It was my 26th birthday that i realized how much i allowed the circumstances around me just to pass me by.
I realized that i have spend much of my time in working. I am becoming one of those corporate exec who are extremely busy. And i must say, it is indeed a sad life, though God has been faithful, giving me peace everyday & sustaining me. That's why ithought i was doing just fine.
Weekend after my birthday, i just woke up, crying. I cried to God how sad i am. How did i end up here? I realized i have been sad long before i know.
But God is so sweet.
I found myself crying my heart inside the car at a carpark due to the failed attempt of surprising my fiance (by doing so, i thought i'll be okay).
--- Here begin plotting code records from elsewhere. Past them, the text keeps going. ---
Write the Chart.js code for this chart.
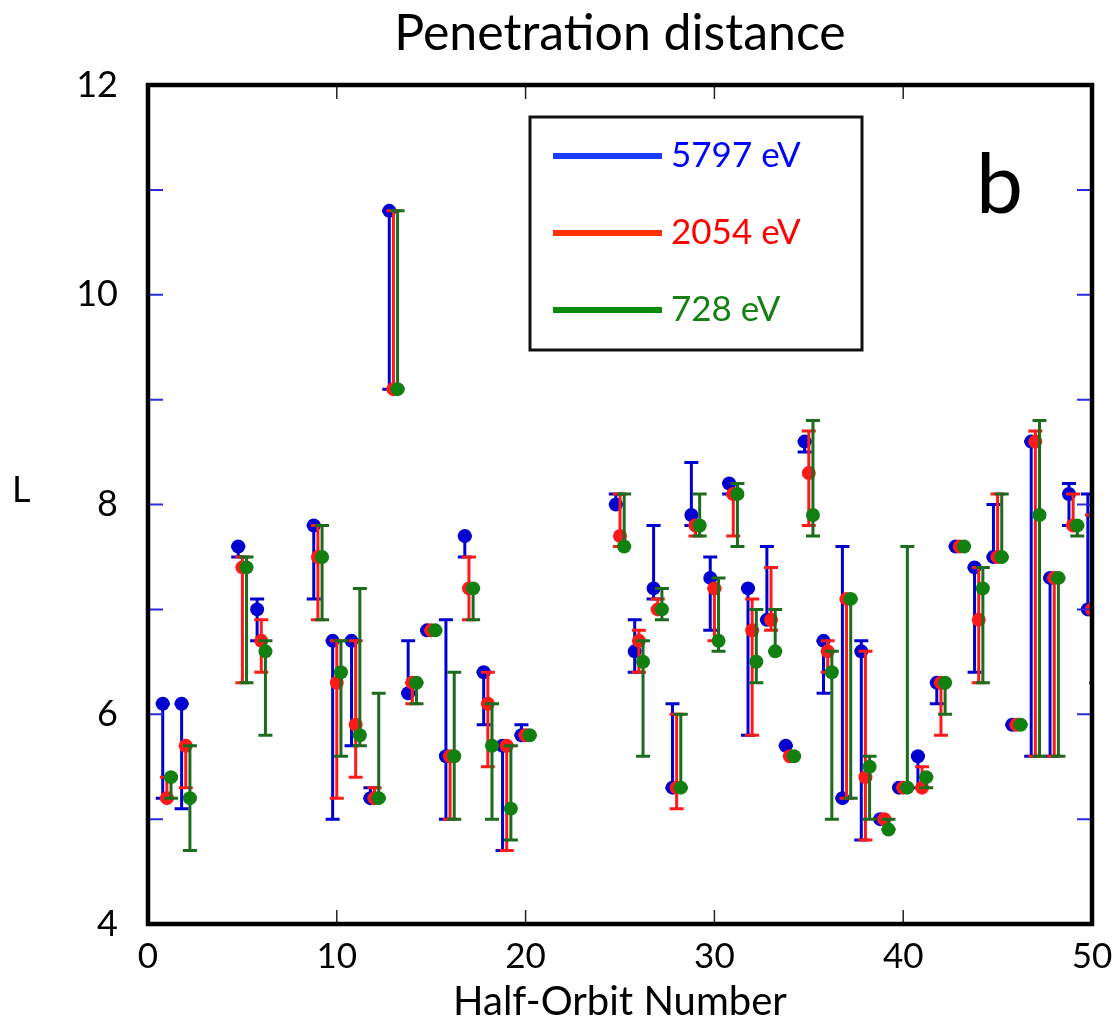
<!DOCTYPE html>
<html>
<head>
  <title>Penetration distance</title>
  <script src="https://cdn.jsdelivr.net/npm/chart.js@4.4.1/dist/chart.umd.min.js"></script>
  <style>
    body { margin: 0; background: #fff; }
  </style>
</head>
<body>
  <canvas id="penChart" width="1112" height="1030"></canvas>

  <script>
    // half-orbit numbers that have data
    const orbits = [1, 2, 5, 6, 9, 10, 11, 12, 13, 14, 15, 16, 17, 18, 19, 20,
      25, 26, 27, 28, 29, 30, 31, 32, 33, 34, 35, 36, 37, 38, 39, 40, 41, 42, 43, 44, 45, 46, 47, 48, 49, 50];

    // 5797 eV
    const blueVal  = [6.1, 6.1, 7.6, 7.0, 7.8, 6.7, 6.7, 5.2, 10.8, 6.2, 6.8, 5.6, 7.7, 6.4, 5.7, 5.8,
      8.0, 6.6, 7.2, 5.3, 7.9, 7.3, 8.2, 7.2, 6.9, 5.7, 8.6, 6.7, 5.2, 6.6, 5.0, 5.3, 5.6, 6.3, 7.6, 7.4, 7.5, 5.9, 8.6, 7.3, 8.1, 7.0];
    const blueLow  = [5.2, 5.1, 7.5, 6.7, 7.1, 5.0, 5.7, 5.2, 9.1, 6.2, 6.8, 5.0, 7.5, 5.9, 4.7, 5.8,
      8.0, 6.4, 7.1, 5.3, 7.8, 6.8, 8.1, 5.8, 6.9, 5.7, 8.5, 6.2, 5.2, 4.8, 5.0, 5.3, 5.3, 6.1, 7.6, 6.4, 7.5, 5.9, 5.6, 5.6, 7.8, 7.0];
    const blueHigh = [6.1, 6.1, 7.6, 7.1, 7.8, 6.7, 6.7, 5.3, 10.8, 6.7, 6.8, 6.9, 7.7, 6.4, 5.7, 5.9,
      8.1, 6.9, 7.8, 6.1, 8.4, 7.5, 8.2, 7.2, 7.6, 5.7, 8.6, 6.7, 7.6, 6.7, 5.0, 5.3, 5.6, 6.3, 7.6, 7.4, 8.0, 5.9, 8.6, 7.3, 8.2, 8.1];

    // 2054 eV
    const redVal  = [5.2, 5.7, 7.4, 6.7, 7.5, 6.3, 5.9, 5.2, 9.1, 6.3, 6.8, 5.6, 7.2, 6.1, 5.7, 5.8,
      7.7, 6.7, 7.0, 5.3, 7.8, 7.2, 8.1, 6.8, 6.9, 5.6, 8.3, 6.6, 7.1, 5.4, 5.0, 5.3, 5.3, 6.3, 7.6, 6.9, 7.5, 5.9, 8.6, 7.3, 7.8, 7.0];
    const redLow  = [5.2, 5.3, 6.3, 6.4, 6.9, 5.2, 5.4, 5.2, 9.1, 6.1, 6.8, 5.0, 6.9, 5.5, 4.7, 5.8,
      7.6, 6.4, 7.0, 5.1, 7.7, 6.7, 7.7, 5.8, 6.8, 5.6, 7.8, 6.4, 5.2, 4.8, 5.0, 5.3, 5.3, 5.8, 7.6, 6.3, 7.5, 5.9, 5.6, 5.6, 7.8, 7.0];
    const redHigh = [5.4, 5.7, 7.5, 6.9, 7.8, 6.7, 6.7, 5.3, 10.8, 6.3, 6.8, 5.6, 7.5, 6.4, 5.7, 5.8,
      8.1, 6.8, 7.1, 6.0, 7.8, 7.2, 8.1, 7.1, 7.4, 5.6, 8.7, 6.7, 7.1, 6.6, 5.0, 5.3, 5.5, 6.3, 7.6, 7.4, 8.1, 5.9, 8.7, 7.3, 8.1, 7.9];

    // 728 eV
    const greenVal  = [5.4, 5.2, 7.4, 6.6, 7.5, 6.4, 5.8, 5.2, 9.1, 6.3, 6.8, 5.6, 7.2, 5.7, 5.1, 5.8,
      7.6, 6.5, 7.0, 5.3, 7.8, 6.7, 8.1, 6.5, 6.6, 5.6, 7.9, 6.4, 7.1, 5.5, 4.9, 5.3, 5.4, 6.3, 7.6, 7.2, 7.5, 5.9, 7.9, 7.3, 7.8, 7.9];
    const greenLow  = [5.2, 4.7, 6.3, 5.8, 6.9, 5.6, 5.7, 5.2, 9.1, 6.1, 6.8, 5.0, 6.9, 5.0, 4.8, 5.8,
      7.6, 5.6, 6.9, 5.3, 7.7, 6.6, 7.6, 6.3, 6.6, 5.6, 7.7, 5.0, 5.2, 5.0, 4.9, 5.3, 5.3, 6.0, 7.6, 6.3, 7.5, 5.9, 5.6, 5.6, 7.7, 6.3];
    const greenHigh = [5.4, 5.7, 7.5, 6.7, 7.8, 6.7, 7.2, 6.2, 10.8, 6.3, 6.8, 6.4, 7.2, 6.1, 5.7, 5.8,
      8.1, 6.7, 7.2, 6.0, 8.1, 7.3, 8.2, 7.0, 7.0, 5.6, 8.8, 6.6, 7.1, 5.6, 5.0, 7.6, 5.4, 6.3, 7.6, 7.4, 8.1, 5.9, 8.8, 7.3, 7.8, 7.9];

    const FONT = 'Lato';

    // each energy sits slightly left/right of the orbit number
    function makeSet(label, vals, lows, highs, shift, marker, bar, legendLine, legendText, order) {
      return {
        label: label,
        data: orbits.map((o, i) => ({ x: o + shift, y: vals[i] })),
        errLow: lows,
        errHigh: highs,
        barColor: bar,
        legendLine: legendLine,
        legendText: legendText,
        backgroundColor: marker,
        borderColor: marker,
        pointRadius: 7,
        pointHoverRadius: 7,
        borderWidth: 0,
        order: order
      };
    }

    // error bars, drawn just before the markers of the same series
    const errorBars = {
      id: 'errorBars',
      beforeDatasetDraw(chart, args) {
        const ds = chart.data.datasets[args.index];
        const xs = chart.scales.x, ys = chart.scales.y;
        const ctx = chart.ctx, area = chart.chartArea;
        ctx.save();
        ctx.beginPath();
        ctx.rect(area.left, area.top, area.right - area.left, area.bottom - area.top);
        ctx.clip();
        ctx.strokeStyle = ds.barColor;
        ctx.lineWidth = 3;
        ds.data.forEach((p, i) => {
          const x = xs.getPixelForValue(p.x);
          const y1 = ys.getPixelForValue(ds.errLow[i]);
          const y2 = ys.getPixelForValue(ds.errHigh[i]);
          ctx.beginPath();
          ctx.moveTo(x, y1); ctx.lineTo(x, y2);
          ctx.moveTo(x - 7, y1); ctx.lineTo(x + 7, y1);
          ctx.moveTo(x - 7, y2); ctx.lineTo(x + 7, y2);
          ctx.stroke();
        });
        ctx.restore();
      }
    };

    // frame, inward ticks, legend box, panel letter, upright y label
    const decorations = {
      id: 'decorations',
      afterDatasetsDraw(chart) {
        const ctx = chart.ctx, a = chart.chartArea;
        const xs = chart.scales.x, ys = chart.scales.y;
        ctx.save();
        ctx.lineWidth = 1.5;
        ctx.strokeStyle = '#222';
        xs.ticks.forEach(t => {
          const x = xs.getPixelForValue(t.value);
          ctx.beginPath();
          ctx.moveTo(x, a.bottom); ctx.lineTo(x, a.bottom - 14);
          ctx.moveTo(x, a.top); ctx.lineTo(x, a.top + 14);
          ctx.stroke();
        });
        ctx.lineWidth = 2;
        ctx.strokeStyle = '#2a2ae0';
        ys.ticks.forEach(t => {
          const y = ys.getPixelForValue(t.value);
          ctx.beginPath();
          ctx.moveTo(a.left, y); ctx.lineTo(a.left + 15, y);
          ctx.moveTo(a.right, y); ctx.lineTo(a.right - 15, y);
          ctx.stroke();
        });
        ctx.lineWidth = 4.5;
        ctx.strokeStyle = '#000';
        ctx.strokeRect(a.left, a.top, a.right - a.left, a.bottom - a.top);
        ctx.restore();
      },
      afterDraw(chart) {
        const ctx = chart.ctx, a = chart.chartArea;
        ctx.save();
        // legend
        const bx = a.left + 382, by = a.top + 32, bw = 332, bh = 233;
        ctx.fillStyle = '#fff';
        ctx.fillRect(bx, by, bw, bh);
        ctx.lineWidth = 3;
        ctx.strokeStyle = '#111';
        ctx.strokeRect(bx, by, bw, bh);
        ctx.font = '35px ' + FONT;
        ctx.textBaseline = 'middle';
        ctx.textAlign = 'left';
        chart.data.datasets.forEach((ds, i) => {
          const y = by + 39 + i * 77;
          ctx.strokeStyle = ds.legendLine;
          ctx.lineWidth = 6;
          ctx.beginPath();
          ctx.moveTo(bx + 23, y); ctx.lineTo(bx + 132, y);
          ctx.stroke();
          ctx.fillStyle = ds.legendText;
          ctx.fillText(ds.label, bx + 141, y);
        });
        // panel letter
        ctx.fillStyle = '#000';
        ctx.font = '84px ' + FONT;
        ctx.textBaseline = 'alphabetic';
        ctx.fillText('b', a.right - 116, a.top + 128);
        // y axis label, not rotated
        ctx.font = '36px ' + FONT;
        ctx.textBaseline = 'middle';
        ctx.fillText('L', 12, 490);
        ctx.restore();
      }
    };

    const ctx = document.getElementById('penChart').getContext('2d');
    new Chart(ctx, {
      type: 'scatter',
      data: {
        datasets: [
          makeSet('5797 eV', blueVal, blueLow, blueHigh, -0.22, '#0000d0', '#0000d0', '#1a3cff', '#0000ff', 3),
          makeSet('2054 eV', redVal, redLow, redHigh, 0, '#ff1a1a', '#ff1a1a', '#ff3300', '#ff0000', 2),
          makeSet('728 eV', greenVal, greenLow, greenHigh, 0.22, '#118011', '#1d6b1d', '#0a8a0a', '#168016', 1)
        ]
      },
      options: {
        responsive: false,
        animation: false,
        layout: { padding: { left: 0, right: 20, top: 0, bottom: 0 } },
        plugins: {
          legend: { display: false },
          tooltip: { enabled: false },
          title: {
            display: true,
            fullSize: false,
            text: 'Penetration distance',
            color: '#000',
            font: { family: FONT, size: 50, weight: 'normal' },
            padding: { top: 4, bottom: 21 }
          }
        },
        scales: {
          x: {
            type: 'linear',
            min: 0,
            max: 50,
            ticks: { stepSize: 10, color: '#000', font: { family: FONT, size: 35 }, padding: 4 },
            grid: { display: false },
            border: { display: false },
            title: { display: true, text: 'Half-Orbit Number', color: '#000', font: { family: FONT, size: 40 }, padding: { top: 0, bottom: 4 } },
            afterFit: s => { s.height = 106; s.paddingLeft = 0; s.paddingRight = 20; }
          },
          y: {
            min: 4,
            max: 12,
            ticks: {
              stepSize: 1,
              color: '#000',
              font: { family: FONT, size: 36 },
              padding: 22,
              callback: v => (v % 2 === 0 ? v : '')
            },
            grid: { display: false },
            border: { display: false },
            afterFit: s => { s.width = 148; }
          }
        }
      },
      plugins: [errorBars, decorations]
    });
  </script>
</body>
</html>
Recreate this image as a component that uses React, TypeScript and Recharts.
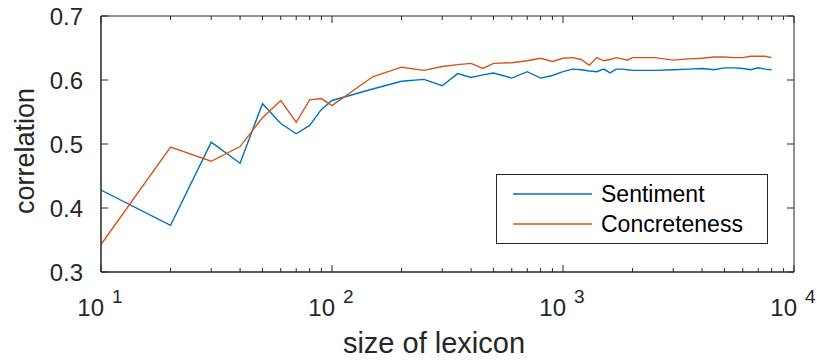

I texted my 2 closest friends. And in just a matter of minutes, they came to comfort me. I am greatly touched by their effort, concern, and love. Thank you God that i have friends like them. They told me, they noticed i stopped doing what i love. I stopped my photography hobby, i stopped dancing, i stopped traveling. Wow, God, i never thought of this. If it's not work, i opt to rest so I can work. Pathethic!
Oh, dear God, thank you for bring patient with me and hearing my plea. Thank you for your mercy and love. Please help me to lift up my eyes on you for my help is on the way, you will not delay. Your promises are true. You are my refuge and strength. Thank you Father. In Jesus name, Amen.